Here’s my honesty: my children don’t win any awards. They aren’t the top of their class for reading, math, science or anything else. They have been in speech therapy, occupational therapy, and the whole list. My one son was so afraid of swimming, he wet his pants at school when faced with the prospect of the school pool. When he told me I instantly wanted to make the whole situation go away. The embarrassment he felt was terrible for him. Struggles like this are a 1st world recipe for parenting anxiety!
But when I go back to the Bible I see that I shouldn’t feel anxiety at all. Ease of success promises my kids nothing. Lack of challenges doesn’t safeguard them at all. Teaching them to face their struggles and never give up is the greatest hope I have as a parent. We don’t seek the challenges but we can’t can’t cower from them either.
What if, we as parents, embraced our child’s mountains eagerly? What if we taught our kids to tackle that mountain like it’s their destiny? As painful as it would be, facing that struggle could be our child’s greatest opportunity and gift in their life.
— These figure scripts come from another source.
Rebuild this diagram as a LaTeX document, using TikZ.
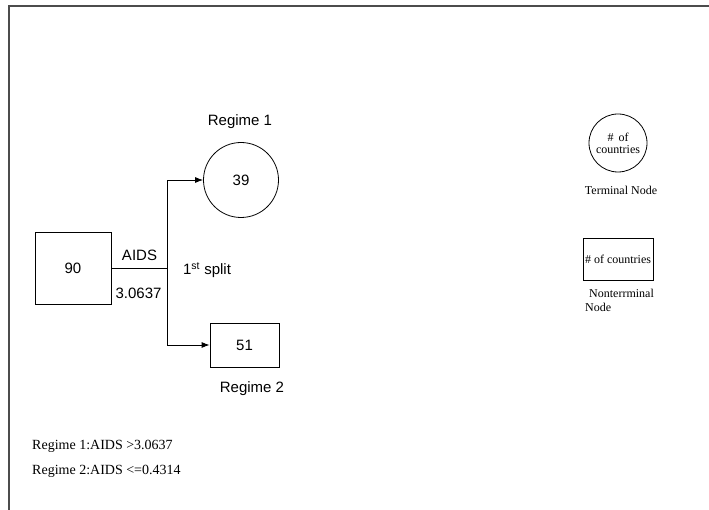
\documentclass[tikz,border=0pt]{standalone}
\usepackage{fontspec}
\setmainfont{Liberation Serif}
\setsansfont{Liberation Sans}
\usetikzlibrary{positioning,arrows.meta}

\tikzset{
  treebox/.style={draw, line width=0.8pt, inner sep=0pt},
  treecirc/.style={draw, circle, line width=0.8pt, inner sep=0pt},
  branch/.style={line width=0.8pt, -{Latex[length=8pt,width=6pt]}},
  legendtxt/.style={font=\rmfamily\fontsize{12}{14}\selectfont},
  ruletxt/.style={anchor=west, inner sep=0pt, font=\rmfamily\fontsize{14}{17}\selectfont},
}

\begin{document}
\begin{tikzpicture}[x=1pt, y=-1pt, font=\sffamily\fontsize{15}{18}\selectfont]

  \useasboundingbox (0,0) rectangle (709,510);

  % frame
  \draw[gray!60!black, line width=2pt] (9,510) -- (9,6) -- (709,6);

  % root node
  \node[treebox, minimum width=76pt, minimum height=72pt] (root) at (73,268) {90};

  % split point
  \coordinate (split) at (167,268);

  % regime 1: terminal node
  \node[treecirc, minimum size=75pt] (reg1) at (241,180) {39};
  \node (reg1lbl) at (240,122) {Regime 1};

  % regime 2
  \node[treebox, minimum width=69pt, minimum height=44pt] (reg2) at (244.5,345) {51};
  \node (reg2lbl) at (252,389) {Regime 2};

  % connectors
  \draw[line width=0.8pt] (root.east) -- (split);
  \draw[branch] (split) |- (reg1.west);
  \draw[branch] (split) |- (reg2.west);

  % split labels
  \node (aids) at (139.5,255) {AIDS};
  \node (cut) at (138.5,293) {3.0637};
  \node (splitlbl) at (207,270) {1\textsuperscript{st} split};

  % legend
  \node[treecirc, minimum size=58pt, legendtxt, align=center] (legcirc) at (618,143)
    {\#\, of\\[-2pt]countries};
  \node[legendtxt] (termlbl) at (621,190) {Terminal Node};
  \node[treebox, minimum width=70pt, minimum height=42pt, legendtxt] (legbox) at (618,259)
    {\# of countries};
  \node[legendtxt, anchor=north west, align=left, inner sep=0pt] (ntlbl) at (585,289)
    {\hspace*{4pt}Nonterrminal\\Node};

  % rules
  \node[ruletxt] (rule1) at (32,446) {Regime 1:AIDS >3.0637};
  \node[ruletxt] (rule2) at (32,471) {Regime 2:AIDS <=0.4314};

\end{tikzpicture}
\end{document}
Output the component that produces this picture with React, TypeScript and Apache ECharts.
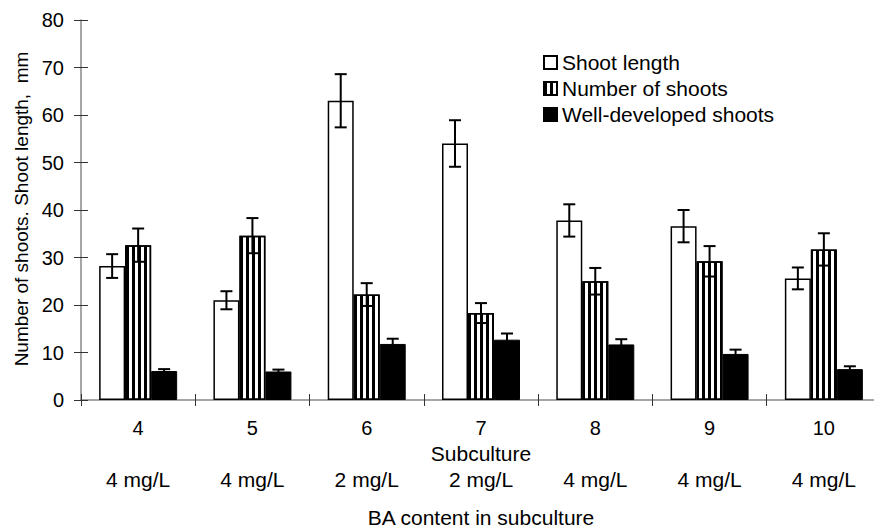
import React, { useEffect, useRef } from "react";
import * as echarts from "echarts";

const subcultures = ["4", "5", "6", "7", "8", "9", "10"];
const baContent = ["4 mg/L", "4 mg/L", "2 mg/L", "2 mg/L", "4 mg/L", "4 mg/L", "4 mg/L"];
const shootLength = [28.2, 21.0, 63.0, 54.0, 37.8, 36.6, 25.6];
const shootLengthErr = [2.5, 1.9, 5.6, 4.9, 3.4, 3.4, 2.3];
const numberOfShoots = [32.6, 34.6, 22.2, 18.3, 25.0, 29.2, 31.7];
const numberOfShootsErr = [3.5, 3.7, 2.4, 2.1, 2.8, 3.2, 3.4];
const wellDeveloped = [6.1, 6.0, 11.8, 12.7, 11.7, 9.7, 6.5];
const wellDevelopedErr = [0.4, 0.4, 1.1, 1.3, 1.1, 0.9, 0.6];
const yTicks = [0, 10, 20, 30, 40, 50, 60, 70, 80];

const FONT = "'Liberation Sans', Arial, sans-serif";
const BAR_W = 26;

function errSeries(name: string, vals: number[], errs: number[], offset: number) {
  return {
    name,
    type: "custom",
    z: 5,
    encode: { x: 0, y: 1 },
    data: vals.map((v, i) => [i, v, errs[i]]),
    renderItem: (params: any, api: any) => {
      const x = api.value(0);
      const v = api.value(1);
      const e = api.value(2);
      const c = api.coord([x, v]);
      const t = api.coord([x, v + e]);
      const b = api.coord([x, v - e]);
      const cx = c[0] + offset;
      const st = { stroke: "#000", lineWidth: 2 };
      return {
        type: "group",
        children: [
          { type: "line", shape: { x1: cx, y1: t[1], x2: cx, y2: b[1] }, style: st },
          { type: "line", shape: { x1: cx - 6, y1: t[1], x2: cx + 6, y2: t[1] }, style: st },
          { type: "line", shape: { x1: cx - 6, y1: b[1], x2: cx + 6, y2: b[1] }, style: st },
        ],
      };
    },
  };
}

export default function App() {
  const ref = useRef<HTMLDivElement>(null);
  useEffect(() => {
    if (!ref.current) return;
    const chart = echarts.init(ref.current, undefined, { renderer: "svg" });
    const labelStyle = { fontFamily: FONT, fontSize: 20, color: "#000" };
    chart.setOption({
      animation: false,
      backgroundColor: "#fff",
      grid: {
        left: 81,
        top: 20,
        width: 800,
        height: 380,
        containLabel: false,
        outerBoundsMode: "none",
      },
      legend: {
        orient: "vertical",
        left: 538,
        top: 47,
        icon: "rect",
        itemWidth: 13,
        itemHeight: 13,
        itemGap: 5,
        textStyle: { ...labelStyle, fontSize: 21 },
        data: ["Shoot length", "Number of shoots", "Well-developed shoots"],
      },
      xAxis: [
        {
          type: "category",
          data: subcultures,
          position: "bottom",
          axisLine: { lineStyle: { color: "#888", width: 1.5 } },
          axisTick: { show: true, length: 6, lineStyle: { color: "#333" } },
          axisLabel: { ...labelStyle, margin: 18 },
          name: "Subculture",
          nameLocation: "middle",
          nameGap: 36,
          nameTextStyle: { ...labelStyle, fontSize: 21 },
        },
        {
          type: "category",
          data: subcultures,
          position: "bottom",
          axisLine: { show: false },
          axisTick: { show: true, inside: true, length: 6, lineStyle: { color: "#333" } },
          axisLabel: {
            ...labelStyle,
            fontSize: 21,
            margin: 69,
            formatter: (_v: string, i: number) => baContent[i],
          },
          name: "BA content in subculture",
          nameLocation: "middle",
          nameGap: 107,
          nameTextStyle: { ...labelStyle, fontSize: 21 },
        },
      ],
      yAxis: [
        {
          type: "value",
          min: 0,
          max: 80,
          interval: 10,
          splitLine: { show: false },
          axisLine: { show: true, lineStyle: { color: "#888", width: 1.5 } },
          axisTick: { show: true, length: 7, lineStyle: { color: "#333" } },
          axisLabel: {
            ...labelStyle,
            margin: 17,
            formatter: (v: number) => (yTicks.includes(v) ? String(v) : ""),
          },
        },
        {
          type: "value",
          min: 0,
          max: 80,
          interval: 10,
          position: "left",
          splitLine: { show: false },
          axisLine: { show: false },
          axisTick: { show: true, inside: true, length: 7, lineStyle: { color: "#333" } },
          axisLabel: { show: false },
        },
      ],
      graphic: [
        {
          type: "text",
          x: 21,
          y: 209,
          rotation: Math.PI / 2,
          style: {
            text: "Number of shoots. Shoot length,  mm",
            fontFamily: FONT,
            fontSize: 19,
            fill: "#000",
            textAlign: "center",
            textVerticalAlign: "middle",
          },
        },
      ],
      series: [
        {
          name: "Shoot length",
          type: "bar",
          data: shootLength,
          barWidth: BAR_W,
          barGap: "0%",
          itemStyle: { color: "#fff", borderColor: "#000", borderWidth: 1.5 },
        },
        {
          name: "Number of shoots",
          type: "bar",
          data: numberOfShoots,
          barWidth: BAR_W,
          barGap: "0%",
          itemStyle: {
            color: "#fff",
            borderColor: "#000",
            borderWidth: 1.5,
            decal: {
              symbol: "rect",
              symbolSize: 1,
              color: "#000",
              dashArrayX: [3, 3],
              dashArrayY: [4, 0],
              rotation: 0,
            },
          },
        },
        {
          name: "Well-developed shoots",
          type: "bar",
          data: wellDeveloped,
          barWidth: BAR_W,
          barGap: "0%",
          itemStyle: { color: "#000", borderColor: "#000", borderWidth: 1 },
        },
        errSeries("errA", shootLength, shootLengthErr, -BAR_W),
        errSeries("errB", numberOfShoots, numberOfShootsErr, 0),
        errSeries("errC", wellDeveloped, wellDevelopedErr, BAR_W),
      ],
    });
    return () => chart.dispose();
  }, []);
  return (
    <div
      ref={ref}
      style={{ position: "absolute", left: 0, top: 0, width: 874, height: 528 }}
    />
  );
}
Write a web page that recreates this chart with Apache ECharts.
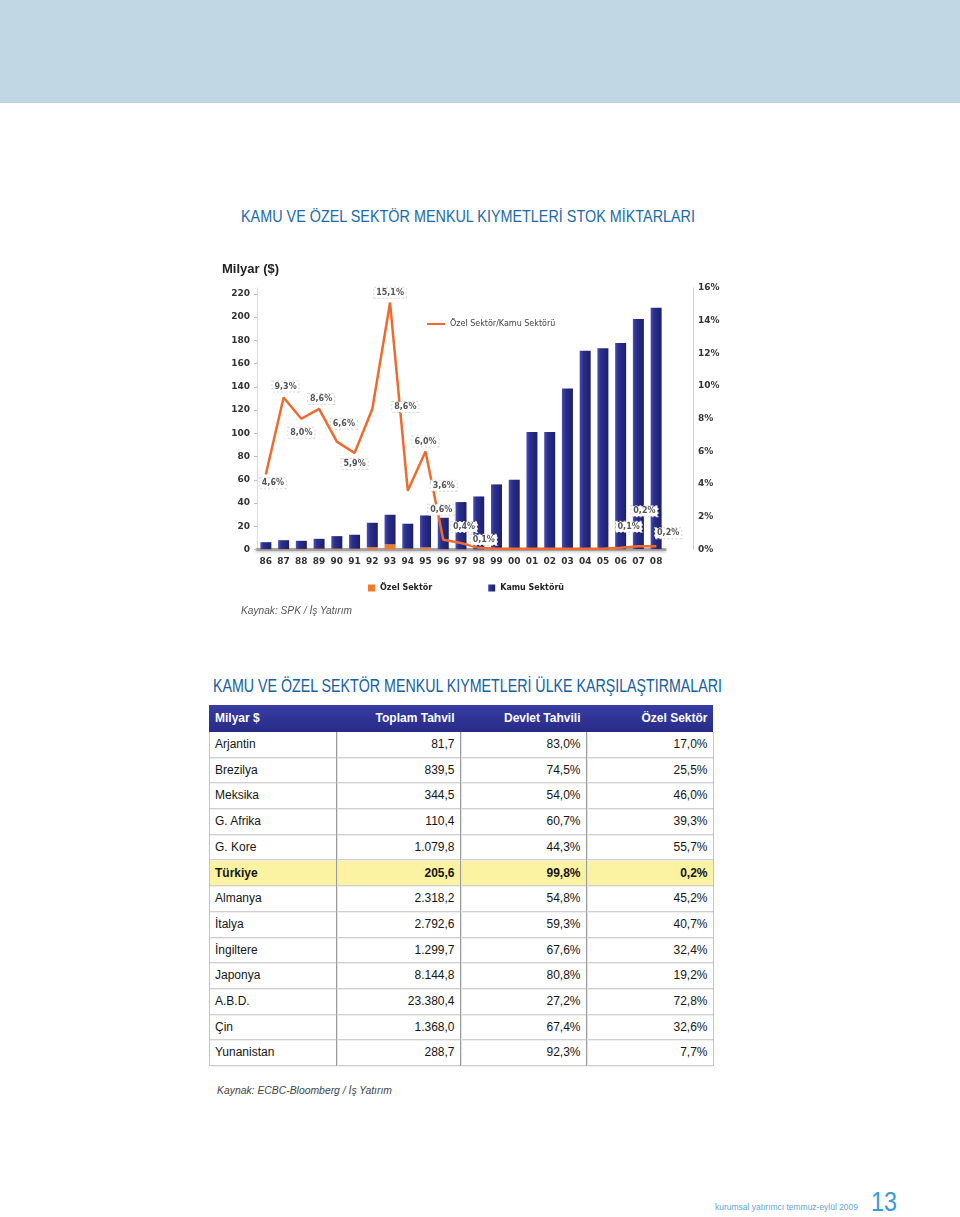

I fear that today we are teaching our children that happiness, joy and contentment can be had without a fight. We do this because we desperately want it to be true. But, in our own lives this has never been true… and it won’t be true for them either.
Do we face the mountains in our personal life, marriages, families, and friendships like it is our greatest opportunity or our greatest threat? Do you see your mountains as an ally or an adversary? It doesn’t make the struggle any easier to embrace this reality. But the truth is, mountains are our ally if we face them with courage and don’t give up without a fight.
What have your most formative events in life? Was it mountains or easy victories that most shaped you?